How much of our brain do we really need?

Some time ago, I read a fascinating book called “The Brain” by David Eagleman. If there is one clear message from the book, it is that the brain exhibits remarkable plasticity. People talk of the brain as hard-wired, but it is the opposite of that. Eagleman describes some remarkable cases of people recovering from injury or operation and concludes: “The brain is fundamentally unlike the hardware in our digital computers. Instead, it’s ‘liveware’.”

He tells the remarkable story of a young girl called Cameron Mott who suffered so seriously from violent seizures, as a result of a rare form of epilepsy that would eventually lead to her death, that a team of neurosurgeons removed an entire half of her brain and, except for some weakness on one side of her body, she encountered no problems because the remaining half of her brain dynamically rewired to take over the missing functions. 

In this week’s “New Scientist” magazine, there is a piece about a teenager – known simply as C1 – who was born without the entire left hemisphere of her brain. The woman has been diagnosed with semi-hydranencephaly, an extreme;y rare condition in which a large part of the brain’s cortex is missing. C1 is now 18 years old and the right side of her brain has taken on some of the functions of the missing left side. Today she has average-to-high IQ and above-average readings skills. Indeed she plans to go university.

So, what exactly is the brain?

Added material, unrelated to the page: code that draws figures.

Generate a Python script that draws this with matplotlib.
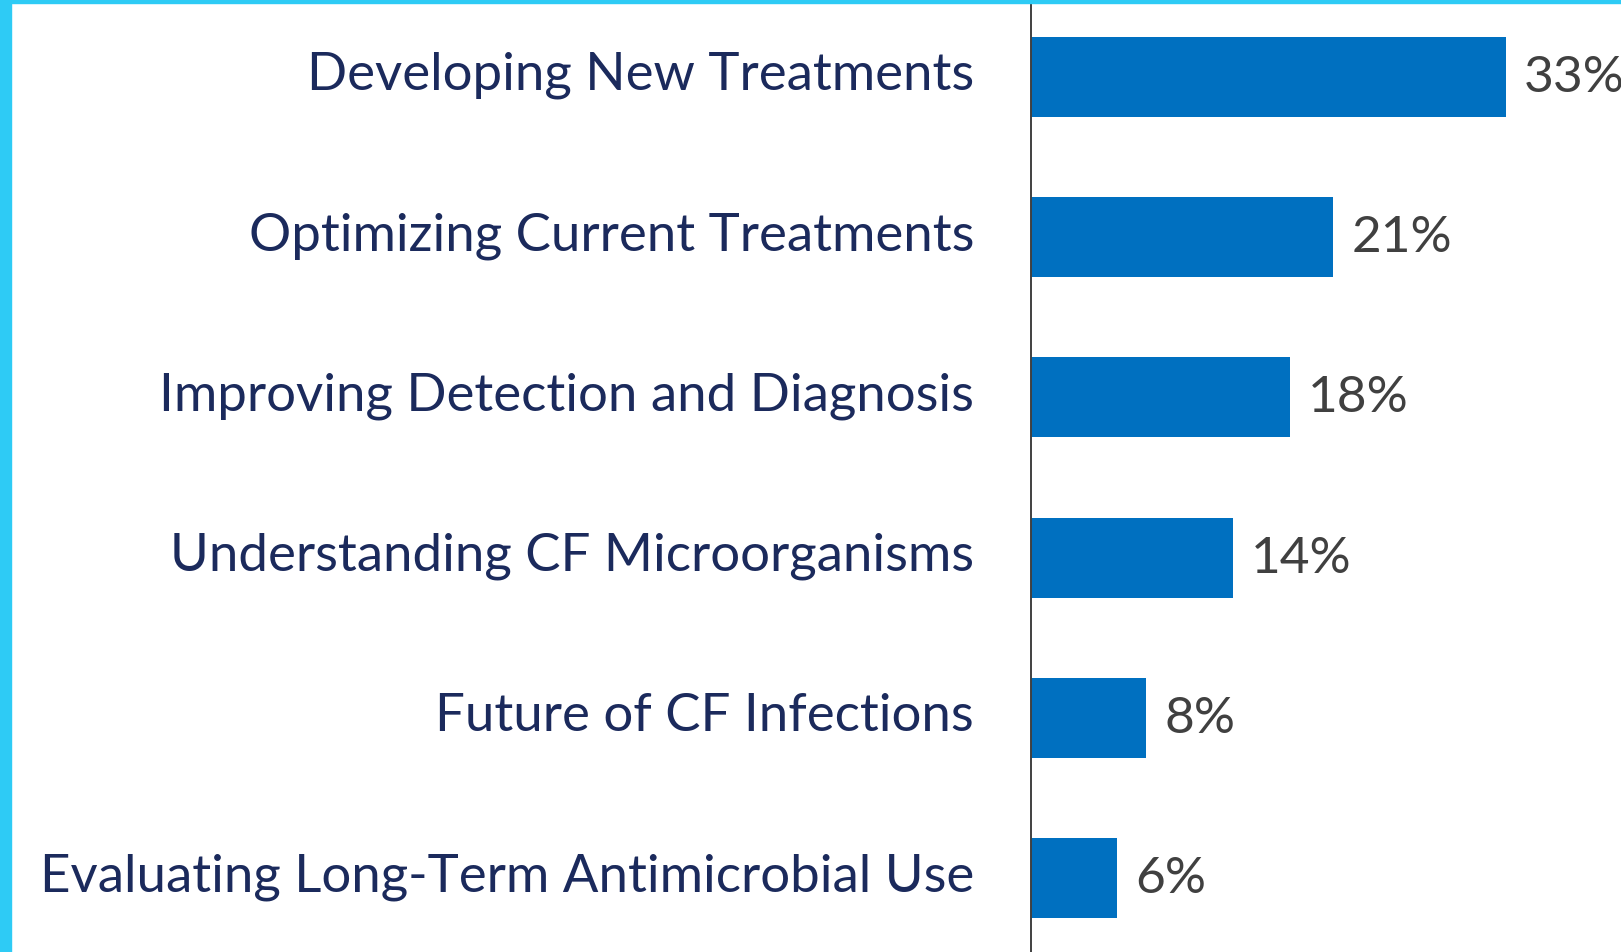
import matplotlib
matplotlib.use("Agg")
import matplotlib.pyplot as plt
import matplotlib.transforms as mtransforms
from matplotlib.patches import Rectangle

# data
categories = [
    "Developing New Treatments",
    "Optimizing Current Treatments",
    "Improving Detection and Diagnosis",
    "Understanding CF Microorganisms",
    "Future of CF Infections",
    "Evaluating Long-Term Antimicrobial Use",
]
percent = [33, 21, 18, 14, 8, 6]

BAR_COLOR = "#0070C0"
LABEL_COLOR = "#1B2A5C"
VALUE_COLOR = "#404040"
FRAME_COLOR = "#2ECBF5"

W, H = 1621, 953
fig = plt.figure(figsize=(W / 100, H / 100), dpi=100)
fig.patch.set_facecolor("white")

ax = fig.add_axes([1031 / W, 0, (W - 1031) / W, 1 - 4 / H])
ypos = list(range(len(categories)))
bars = ax.barh(ypos, percent, height=0.5, color=BAR_COLOR, zorder=2)

ax.set_xlim(0, (W - 1031) / 14.4)
ax.set_ylim(len(categories) - 0.54, -0.46)

ax.set_yticks(ypos)
ax.set_yticklabels(categories, fontsize=38, color=LABEL_COLOR, family="Lato")
ax.tick_params(axis="y", length=0, pad=41)
ax.set_xticks([])
# labels sit a little above the bar centres in the reference
shift = mtransforms.ScaledTranslation(0, 7 / 100, fig.dpi_scale_trans)
for lbl in ax.get_yticklabels():
    lbl.set_transform(lbl.get_transform() + shift)

for side in ["top", "right", "bottom"]:
    ax.spines[side].set_visible(False)
ax.spines["left"].set_color("#404040")
ax.spines["left"].set_linewidth(1.4)
ax.spines["left"].set_zorder(3)

ax.bar_label(bars, labels=[f"{v}%" for v in percent], padding=13,
             fontsize=37, color=VALUE_COLOR, family="Lato")

# cyan slide frame on the left and top edges
fig.patches.append(Rectangle((0, 0), 11 / W, 1, transform=fig.transFigure,
                             color=FRAME_COLOR, zorder=5))
fig.patches.append(Rectangle((0, 1 - 4 / H), 1, 4 / H, transform=fig.transFigure,
                             color=FRAME_COLOR, zorder=5))

fig.savefig("out.png", dpi=100)
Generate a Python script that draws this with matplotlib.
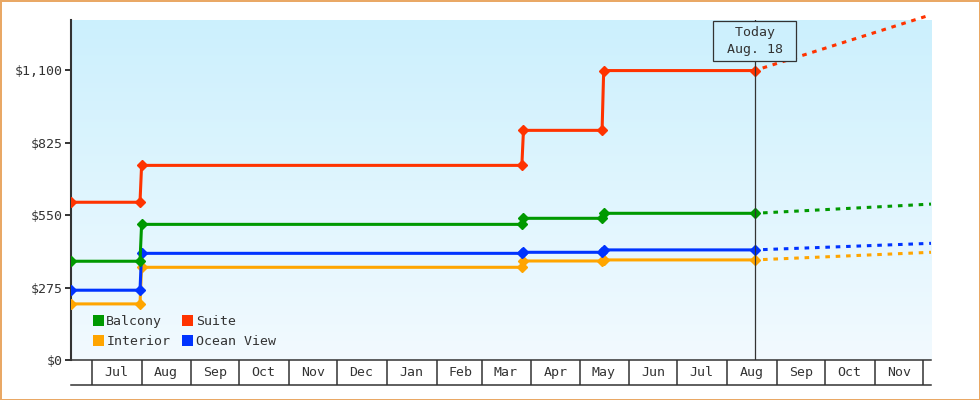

Eagleman explains that an adult brain weighs three pounds (1.4 kilograms) and has the same number of cells as a child’s brain (in fact, a child of two has double the number of synapses of an adult prior to a process of neural “pruning”). We know that the typical brain has about 86 billion neurons and each neuron makes about 10,000 connections sending tens or hundreds of electrical pulses to thousands of other neurons every second. 

But we are only just beginning to understand how the brain works and why sometimes it does not (such as the growing problem of dementia).